Il vero aspetto drammatico dell'Amazzonia che va a fuoco è che si tratta di un disastro che non lascia spazio né al retorico né ai luoghi comuni. Perché è vero che se la foresta pluviale sudamericana brucia, con lei se ne va in fumo anche uno degli ecosistemi che regolano gli equilibri della vita terrestre. Niente che non si sappia, a ben vedere, perché la questione del “polmone verde” è qualcosa che a ognuno di noi è stato insegnato fin dalle prime classi scolastiche. Il punto è capire fin dove si è in grado di comprendere il concetto: perché il ritmo con cui l'Amazzonia va a fuoco sfiora numeri da capogiro (con quadrati bruciati grandi come interi Paesi) ed è altrettanto vero che l'allarme per lo stato di salute di una regione che da sola copre praticamente tutta la parte settentrionale del Sud America, non è questione di oggi e nemmeno di ieri. Ora gli incendi sono semplicemente aumentati, peraltro in maniera drastica: dell'83% secondo i dati dell'Istituto nazionale di ricerche spaziali del Brasile, 73 mila in tutto quelli accesi nel Paese, il 52% solo in questa zona.
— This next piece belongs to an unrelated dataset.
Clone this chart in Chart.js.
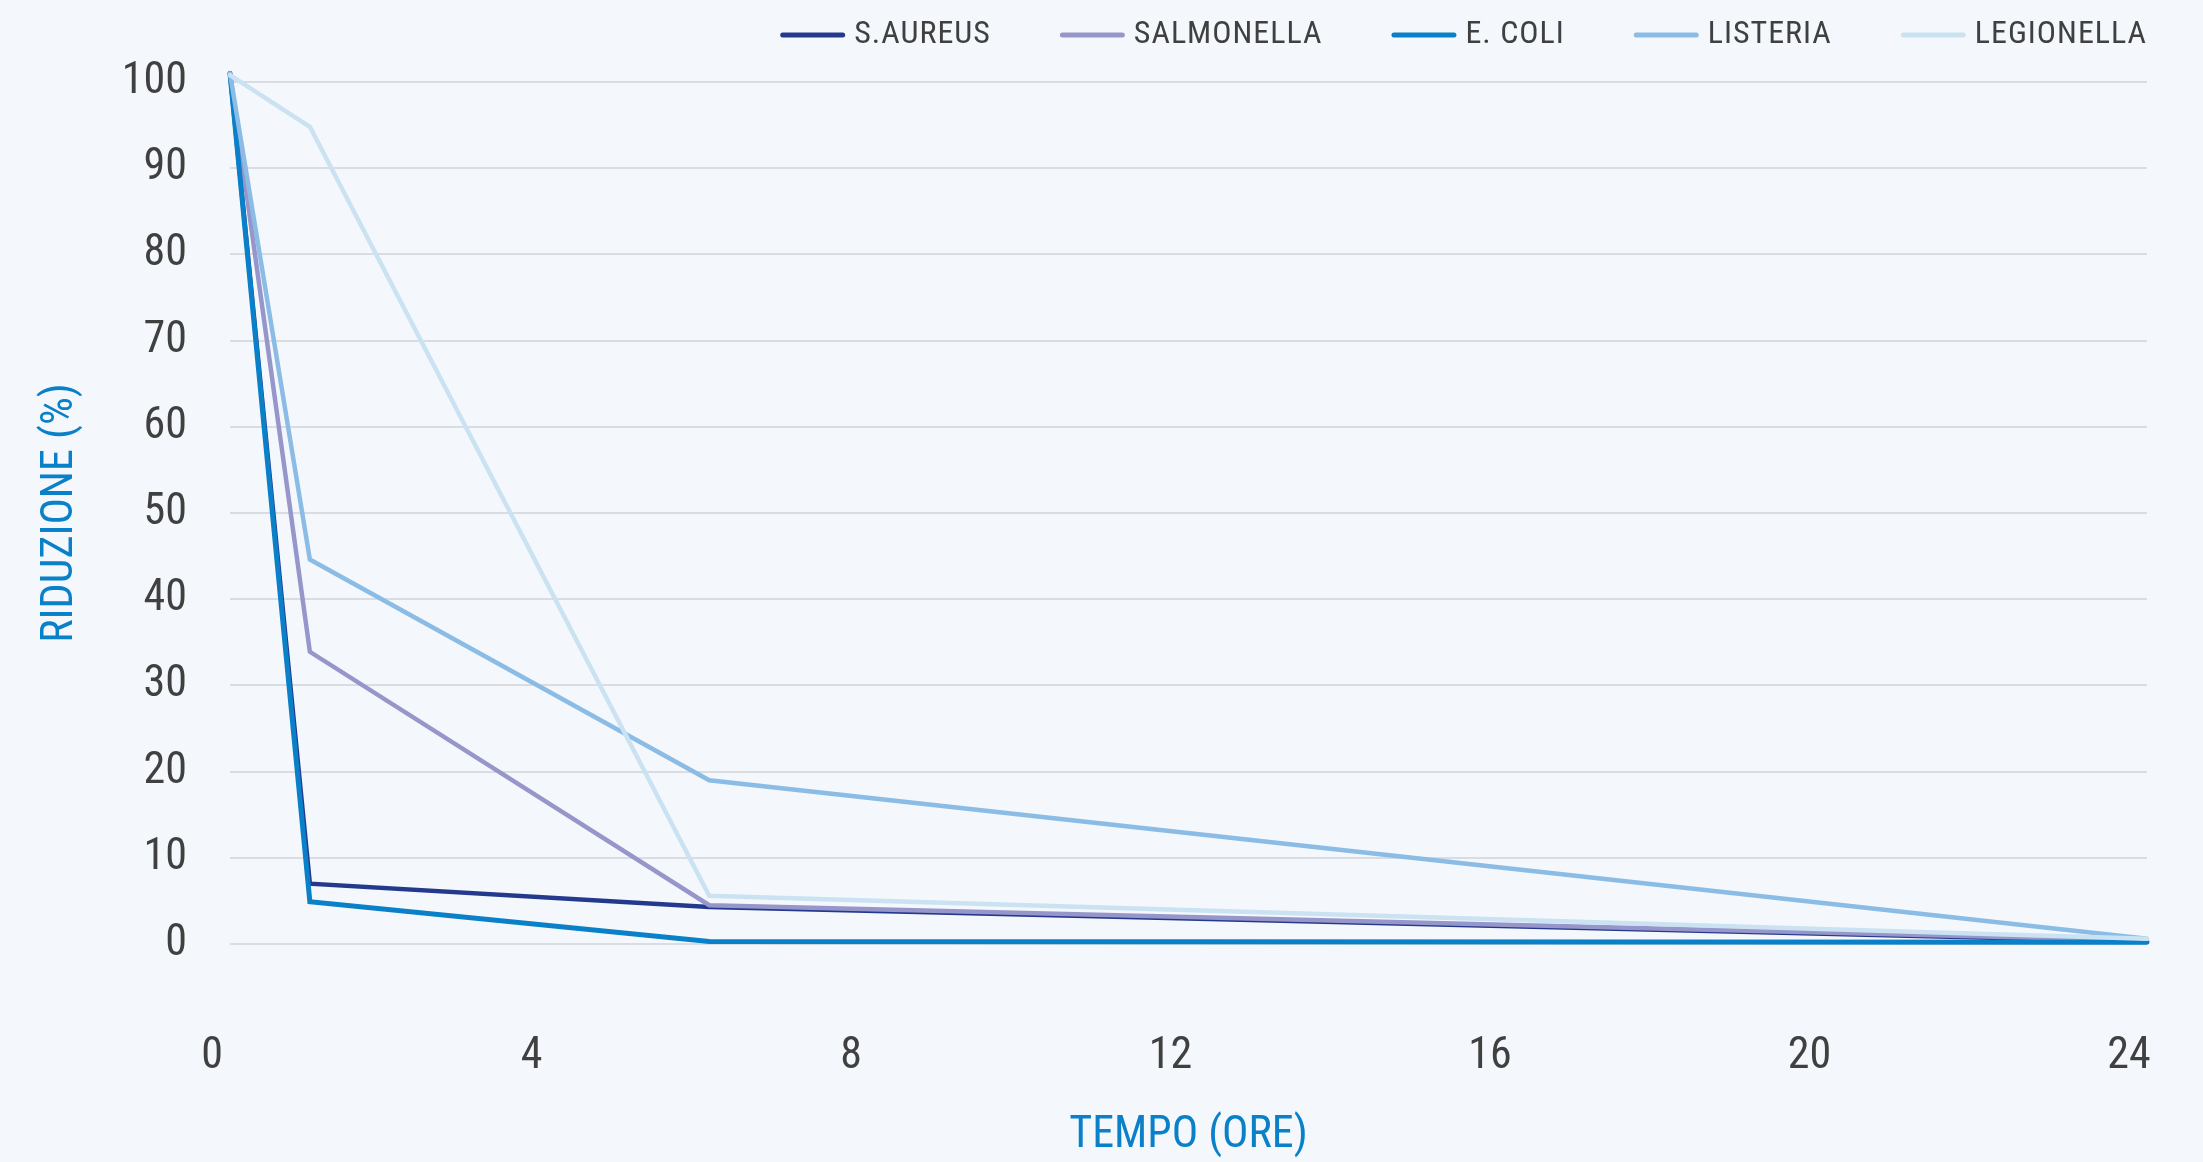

L'insediamento della presidenza di Jair Bolsonaro, a giudizio delle principali organizzazioni per la tutela ambientale, ha rappresentato il punto di svolta in negativo, considerando il nuovo input fornito allo sfruttamento delle risorse minerarie (e non solo) dell'area amazzonica, che ha prodotto un incremento considerevole dell'azione dei taglialegna, la nuova linfa vitale alla già nota politica di deforestazione (utilizzata in buona parte per guadagnare spazio per le coltivazioni) e, non ultimo, la riduzione sensibile degli spazi vitali per le popolazioni indigene, così come la distruzione di un ecosistema fra i più floridi e al tempo stesso fragili del pianeta. Un binomio, quello fra incendi e deforestazione, che per l'Ipam (Amazon Research Institute) si sovrappone, identificando le aree bruciate come corrispondenti a quelle vittime del disboscamento. Il risultato è un'emergenza a livello globale, quella più impellente anche se non l'unica di quest'anno, in cui ad andare a fuoco è stata addirittura la taiga siberiana. Senza considerare che il riscaldamento globale ha iniziato a staccare pezzi di calotta polare in Groenlandia, diventata notevolmente più fragile e non solo per il luglio artico più caldo degli ultimi decenni.
In sostanza, se il fuoco si mangia le foreste dell'Amazzonia, mangia indirettamente anche tutto il resto, non solo la più grande riserva d'ossigeno della superficie terrestre, con conseguenze a catena che, per il momento, possono solo essere stimate. In connotazioni ultra-negative, naturalmente. Il tutto in barba agli appelli ripetuti per una politica di sviluppo sostenibile che, nonostante occupi i palchi delle Cop, continua a restare nel novero delle buone intenzioni più che dei fatti concreti. In Brasile la percezione del problema c'è ma il tutto sembra risolversi nello scontro politico: Bolsonaro grida all'allarmismo ambientalista, poi se la prende con le ong e manda a casa il direttore dell'Inpe, Ricardo Galvao, mentre il resto del mondo mette sul banco degli accusati una politica di sviluppo che sembra aver dato nuovo impulso alla deforestazione della regione amazzonica piuttosto che spendersi in opere di salvaguardia che tenessero conto almeno in parte dei continui allarmi lanciati sull'emergenza climatica. Che, va da sé, si porta dietro la possibile (probabile) distruzione delle biodiversità e delle ultime rappresentanze di popolazioni autoctone, specie di quelle incontattate che traggono dalla foresta il loro sostentamento e, allo stesso tempo, ne garantiscono la sopravvivenza attraverso pratiche di salvaguardia ancestrali che, oggi come oggi, non sembriamo in grado di comprendere. Del resto, nemmeno lo svilimento autodistruttivo di uno dei principi basilari della nostra formazione sembra far breccia. Perlomeno non quanto dovrebbe se il nostro futuro continua letteralmente ad andare in fumo davanti ai nostri occhi.